Flutlicht statt Rotlicht: Sextouristenwelle bleibt bei EM aus

Befürchtungen der Frauenrechtler bestätigen sich nicht. Deutliche Kritik an der Protestgruppe Femen.

Kiew. Die Nacktproteste der ukrainischen Femen-Gruppe sorgen seit Wochen für Wirbel. Oben ohne machen sie gegen Sextourismus zur Europameisterschaft mobil und mahnen: „Unser Land ist kein Bordell!“ Die jungen Frauen riskieren viel. Im EM-Spielort Donezk nahm die Polizei drei Aktivistinnen fest, weil sie angeblich „etwas Schlechtes planten“. Von Misshandlungen ist die Rede. Doch nun stellt sich heraus: Die Demos gehen an der Wirklichkeit vorbei. Der befürchtete Ansturm von Sextouristen zur EM ist ausgeblieben.
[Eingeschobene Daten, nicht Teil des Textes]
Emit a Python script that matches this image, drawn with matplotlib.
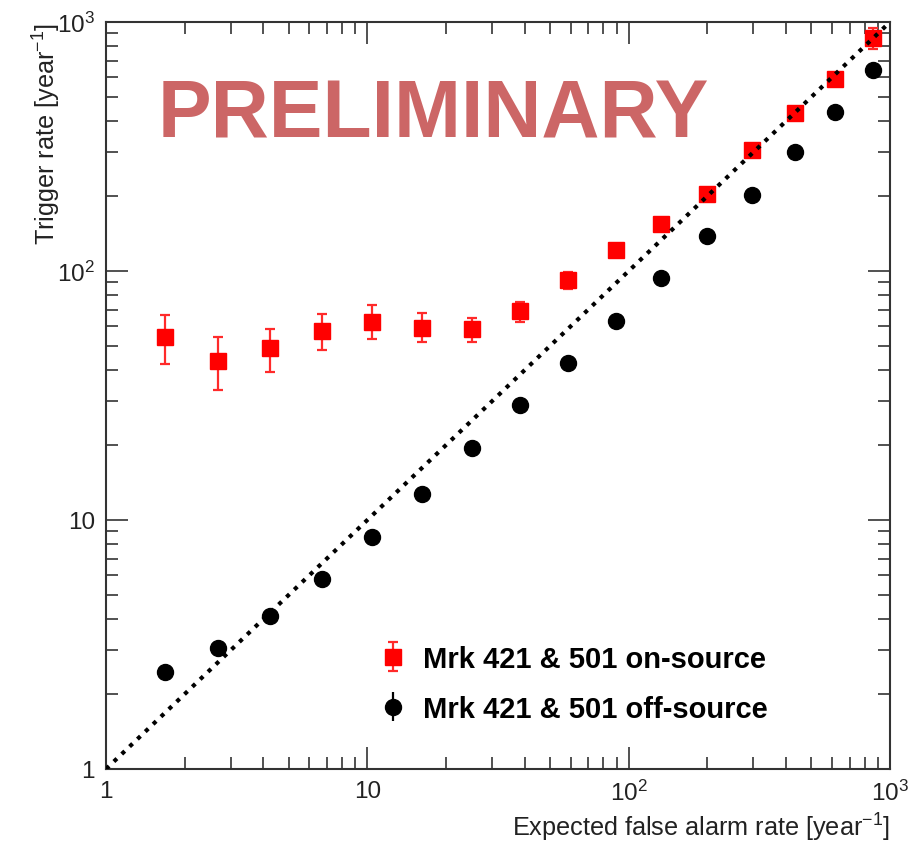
import numpy as np
import matplotlib.pyplot as plt
from matplotlib.ticker import LogLocator, NullFormatter, FixedLocator, FixedFormatter

plt.rcParams['font.family'] = ['Liberation Sans', 'DejaVu Sans']
plt.rcParams['mathtext.fontset'] = 'custom'
plt.rcParams['mathtext.rm'] = 'Liberation Sans'
plt.rcParams['mathtext.it'] = 'Liberation Sans'

# ---- data ----
far = [1.68, 2.68, 4.24, 6.71, 10.4, 16.2, 25.2, 38.4, 58.6, 89.4,
       133, 199, 296, 433, 616, 861]

on_rate = [54.3, 43.6, 49.1, 57.3, 62.4, 59.2, 58.3, 69.3, 92.0, 121,
           154, 203, 306, 430, 590, 860]
on_err_lo = [12.0, 10.4, 9.7, 9.0, 8.9, 7.5, 6.6, 6.9, 7.5, 6,
             7, 9, 12, 15, 18, 83]
on_err_hi = [12.3, 10.9, 9.2, 9.9, 10.8, 8.8, 6.4, 5.8, 7.5, 6,
             7, 9, 12, 15, 18, 84]

off_rate = [2.45, 3.06, 4.12, 5.80, 8.55, 12.7, 19.5, 29.0, 42.7, 63.0,
            93.7, 138, 202, 300, 435, 642]

diag = [1, 1000]

fig = plt.figure(figsize=(9.11, 8.45), dpi=100)
ax = fig.add_axes([0.1164, 0.0888, 0.977 - 0.1164, 0.9728 - 0.0888])

ax.errorbar(far, on_rate, yerr=[on_err_lo, on_err_hi], fmt='s', color='#ff0000',
            ecolor='#ff2a2a', markersize=11.5, elinewidth=1.6, capsize=3.5,
            capthick=1.6, label='Mrk 421 & 501 on-source', zorder=2)
ax.errorbar(far, off_rate, yerr=np.zeros(len(off_rate)), fmt='o', color='black',
            markersize=11.5, elinewidth=1.6, label='Mrk 421 & 501 off-source', zorder=2)
ax.plot(diag, diag, color='black', linestyle=(0, (1, 1.6)), linewidth=3, zorder=3)

ax.set_xscale('log')
ax.set_yscale('log')
ax.set_xlim(1, 1000)
ax.set_ylim(1, 1000)

for s in ax.spines.values():
    s.set_linewidth(1.5)
    s.set_color('#333333')

ax.tick_params(which='both', direction='in', top=True, right=True, color='#333333', width=1.2)
ax.tick_params(which='major', length=16, labelsize=17.5, pad=8, labelcolor='#222222')
ax.tick_params(which='minor', length=8.5)
ax.xaxis.set_major_locator(FixedLocator([1, 10, 100, 1000]))
ax.xaxis.set_major_formatter(FixedFormatter(['1', '10', r'$10^2$', r'$10^3$']))
ax.yaxis.set_major_locator(FixedLocator([1, 10, 100, 1000]))
ax.yaxis.set_major_formatter(FixedFormatter(['1', '10', r'$10^2$', r'$10^3$']))
ax.xaxis.set_minor_locator(LogLocator(base=10, subs=np.arange(2, 10)))
ax.yaxis.set_minor_locator(LogLocator(base=10, subs=np.arange(2, 10)))
ax.xaxis.set_minor_formatter(NullFormatter())
ax.yaxis.set_minor_formatter(NullFormatter())

ax.set_xlabel(r'Expected false alarm rate [year$^{-1}$]', fontsize=18.2, color='#222222',
              loc='right', labelpad=4)
ax.set_ylabel(r'Trigger rate [year$^{-1}$]', fontsize=18.2, color='#222222',
              loc='top')
ax.yaxis.set_label_coords(-0.075, 1.0)
ax.yaxis.label.set_verticalalignment('center')

ax.text(0.417, 0.875, 'PRELIMINARY', transform=ax.transAxes, fontsize=58,
        fontweight='bold', color='#cc6666', ha='center', va='center')

leg = ax.legend(loc='lower left', bbox_to_anchor=(0.335, 0.046), frameon=False,
                prop={'weight': 'bold', 'size': 21}, handletextpad=0.55,
                labelspacing=0.75, handlelength=0.9, borderaxespad=0)

fig.savefig('out.png', dpi=100)
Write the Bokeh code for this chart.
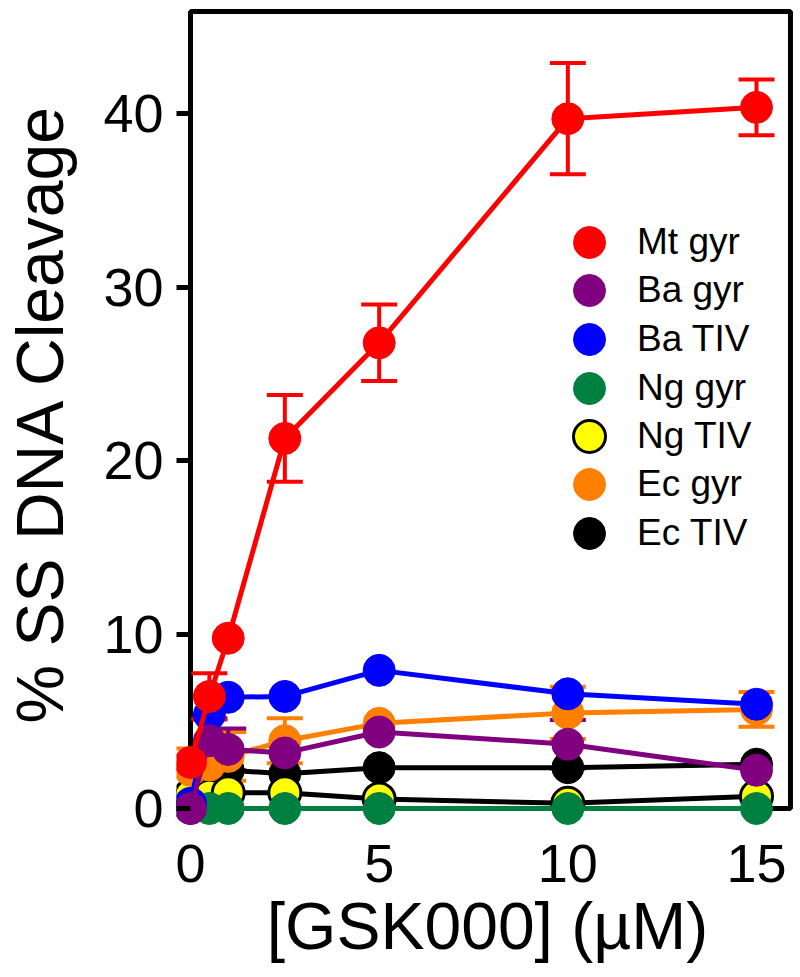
import numpy as np
from bokeh.plotting import figure
from bokeh.models import (Range1d, FixedTicker, LinearAxis, Legend, LegendItem,
                          Whisker, TeeHead, ColumnDataSource, BoxAnnotation)
from bokeh.embed import file_html
from bokeh.resources import INLINE

# ---------------- data ----------------
conc = [0, 0.5, 1, 2.5, 5, 10, 15]

mt_gyr = [2.65, 6.45, 9.8, 21.3, 26.8, 39.7, 40.35]
mt_gyr_err = [0, 1.33, 0, 2.5, 2.2, 3.2, 1.6]

ba_gyr = [0.0, 3.9, 3.4, 3.2, 4.4, 3.7, 2.2]
ba_gyr_err = [0, 1.3, 1.2, 0, 0, 1.4, 0]

ba_tiv = [0.3, 5.4, 6.4, 6.45, 7.95, 6.6, 6.0]

ng_gyr = [0, 0, 0, 0, 0, 0, 0]

ng_tiv = [0.75, 0.7, 0.9, 0.9, 0.55, 0.3, 0.7]

ec_gyr = [2.2, 2.5, 3.0, 3.9, 4.9, 5.5, 5.7]
ec_gyr_err = [1.25, 0, 1.4, 1.3, 0, 1.5, 1.0]

ec_tiv = [0.6, 2.0, 2.2, 2.0, 2.35, 2.35, 2.55]

labels = ["Mt gyr", "Ba gyr", "Ba TIV", "Ng gyr", "Ng TIV", "Ec gyr", "Ec TIV"]
x_ticks = [0, 5, 10, 15]
y_ticks = [0, 10, 20, 30, 40]

# ---------------- layout constants ----------------
X0, X1 = -0.371, 16.113
Y0, Y1 = -1.036, 46.5
X_RIGHT = 15.9
Y_TOP = 45.87
FONT = "Liberation Sans"
FRAME_W, FRAME_H = 622, 826

p = figure(frame_width=FRAME_W, frame_height=FRAME_H,
           x_range=Range1d(X0, X1), y_range=Range1d(Y0, Y1),
           x_axis_type=None, y_axis_type=None,
           output_backend="svg", toolbar_location=None,
           min_border_left=176, min_border_right=0, min_border_top=0, min_border_bottom=0)
p.outline_line_color = None
p.background_fill_color = "white"
p.border_fill_color = "white"

# frame box (x from 0, y from 0)
p.add_layout(BoxAnnotation(left=0, right=X_RIGHT, bottom=0, top=Y_TOP,
                           fill_alpha=0, fill_color=None, line_color="black",
                           line_alpha=1.0, line_width=5, level="underlay"))

# left axis
yaxis = LinearAxis(ticker=FixedTicker(ticks=y_ticks), axis_label="% SS DNA Cleavage")
yaxis.axis_line_color = None
yaxis.major_tick_in = 14
yaxis.major_tick_out = 0
yaxis.major_tick_line_width = 5
yaxis.minor_tick_line_color = None
yaxis.major_label_text_font = FONT
yaxis.major_label_text_font_size = "54px"
yaxis.major_label_text_color = "black"
yaxis.major_label_standoff = 13
yaxis.axis_label_text_font = FONT
yaxis.axis_label_text_font_size = "66px"
yaxis.axis_label_text_font_style = "normal"
yaxis.axis_label_text_color = "black"
yaxis.axis_label_standoff = 23
p.add_layout(yaxis, "left")

# bottom axis
xaxis = LinearAxis(ticker=FixedTicker(ticks=x_ticks), axis_label="[GSK000] (µM)")
xaxis.axis_line_color = None
xaxis.major_tick_in = 0
xaxis.major_tick_out = 0
xaxis.major_tick_line_color = None
xaxis.minor_tick_line_color = None
xaxis.major_label_text_font = FONT
xaxis.major_label_text_font_size = "54px"
xaxis.major_label_text_color = "black"
xaxis.major_label_standoff = 18
xaxis.axis_label_text_font = FONT
xaxis.axis_label_text_font_size = "66px"
xaxis.axis_label_text_font_style = "normal"
xaxis.axis_label_text_color = "black"
xaxis.axis_label_standoff = 4
p.add_layout(xaxis, "below")

# ---------------- series ----------------
# drawing order bottom -> top
series = [
    ("Ec TIV", ec_tiv, None, "black", "black", "black"),
    ("Ng TIV", ng_tiv, None, "yellow", "black", "black"),
    ("Ng gyr", ng_gyr, None, "#008040", "#008040", "#008040"),
    ("Ec gyr", ec_gyr, ec_gyr_err, "#ff8000", "#ff8000", "#ff8000"),
    ("Ba TIV", ba_tiv, None, "blue", "blue", "blue"),
    ("Ba gyr", ba_gyr, ba_gyr_err, "#800080", "#800080", "#800080"),
    ("Mt gyr", mt_gyr, mt_gyr_err, "red", "red", "red"),
]

scatter_r = {}
for name, ys, errs, fill, edge, linec in series:
    if errs is not None:
        xs_e = [x for x, e in zip(conc, errs) if e > 0]
        y_e = [y for y, e in zip(ys, errs) if e > 0]
        e_e = [e for e in errs if e > 0]
        src = ColumnDataSource(dict(x=xs_e,
                                    lo=list(np.array(y_e) - np.array(e_e)),
                                    hi=list(np.array(y_e) + np.array(e_e))))
        w = Whisker(source=src, base="x", upper="hi", lower="lo",
                    line_color=linec, line_width=4, level="underlay",
                    upper_head=TeeHead(size=36, line_color=linec, line_width=4),
                    lower_head=TeeHead(size=36, line_color=linec, line_width=4))
        p.add_layout(w)
for name, ys, errs, fill, edge, linec in series:
    p.line(conc, ys, line_color=linec, line_width=5)
    lw = 3 if name == "Ng TIV" else 1
    scatter_r[name] = p.scatter(conc, ys, size=32, fill_color=fill, line_color=edge, line_width=lw)

# legend: one single-item legend per row so rows can be packed closely
ROW0, PITCH, GLYPH = 242, 48.5, 80
for i, l in enumerate(labels):
    center = ROW0 + PITCH * i
    vy = FRAME_H - (center + GLYPH / 2)
    leg = Legend(items=[LegendItem(label=l, renderers=[scatter_r[l]])],
                 location=(373, round(vy)), glyph_width=GLYPH, glyph_height=GLYPH,
                 spacing=0, padding=0, margin=0, label_standoff=8,
                 label_text_font=FONT, label_text_font_size="37px", label_text_color="black",
                 border_line_color=None, background_fill_alpha=0)
    p.add_layout(leg)

open("out.html", "w").write(file_html(p, INLINE))
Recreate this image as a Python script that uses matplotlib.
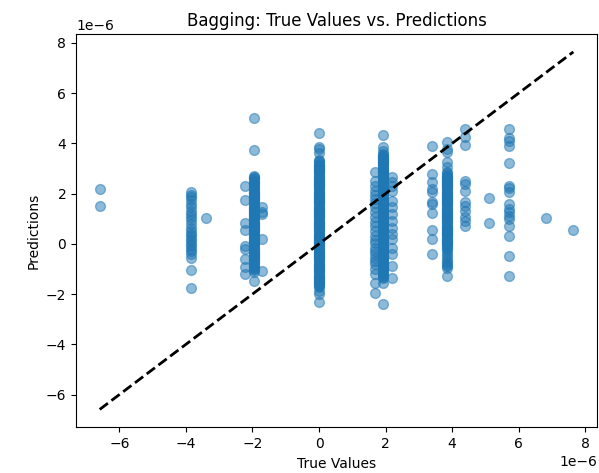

„Ich habe seit dem Eröffnungsspiel mit vielen Prostituierten in allen Spielstädten gesprochen. Keine von ihnen hat mir etwas von Massen ausländischer Freier erzählt“, berichtet Olena Zukerman von der Kiewer Hilfsorganisation Legalife, die sich für die Rechte der rund 180 000 Frauen im ukrainischen Sexgewerbe einsetzt. „Die Fans interessieren sich für Bier und Fußball“, erklärt Zukerman und wirft Femen vor, mit den Nacktprotesten nur Werbung in eigener Sache zu machen. „Das sind Clowns.“

Auch die „Kiew Post“ gibt Entwarnung. Die Zeitung lässt mehrere Prostituierte zu Wort kommen. Fazit: „Tote Hose, wir haben nur wenige ausländische Freier.“ Das sonst eher regierungskritische Blatt gibt diesmal sogar dem ukrainischen EM-Chef Markian Lubkiwski recht, der sagt: „Die Fans haben keine Zeit für Sex.“ Flutlicht statt Rotlicht: „Die Prostituierten sind von den Fans enttäuscht“, heißt es.

Dabei war das ukrainische Sexgewerbe gut auf die Fußball-Touristen vorbereitet. Stripbars und Bordelle stockten ihr Personal auf. Taxifahrer und Vermieter von EM-Quartieren erstellten laut „Kiew Post“ Listen mit Kontaktdaten von Prostituierten, um sie an eintreffende Fans weiterzureichen. Auch das Hotelpersonal ist oft mit im Spiel und ermöglicht den Damen gezielte nächtliche Anrufe bei ausländischen Gästen. Genutzt hat es augenscheinlich nichts.

Sergiu Grimalschi von der Deutschen Aidshilfe überrascht das nicht. Der Experte beruft sich auf die Erfahrungen bei früheren Sportturnieren. „Eine Welle von Sextourismus haben wir bei Welt- und Europameisterschaften nicht beobachten können“, sagt er. In Erinnerung geblieben sind ihm vor allem die Bilder von gelangweilten Prostituierten bei der WM in Deutschland 2006.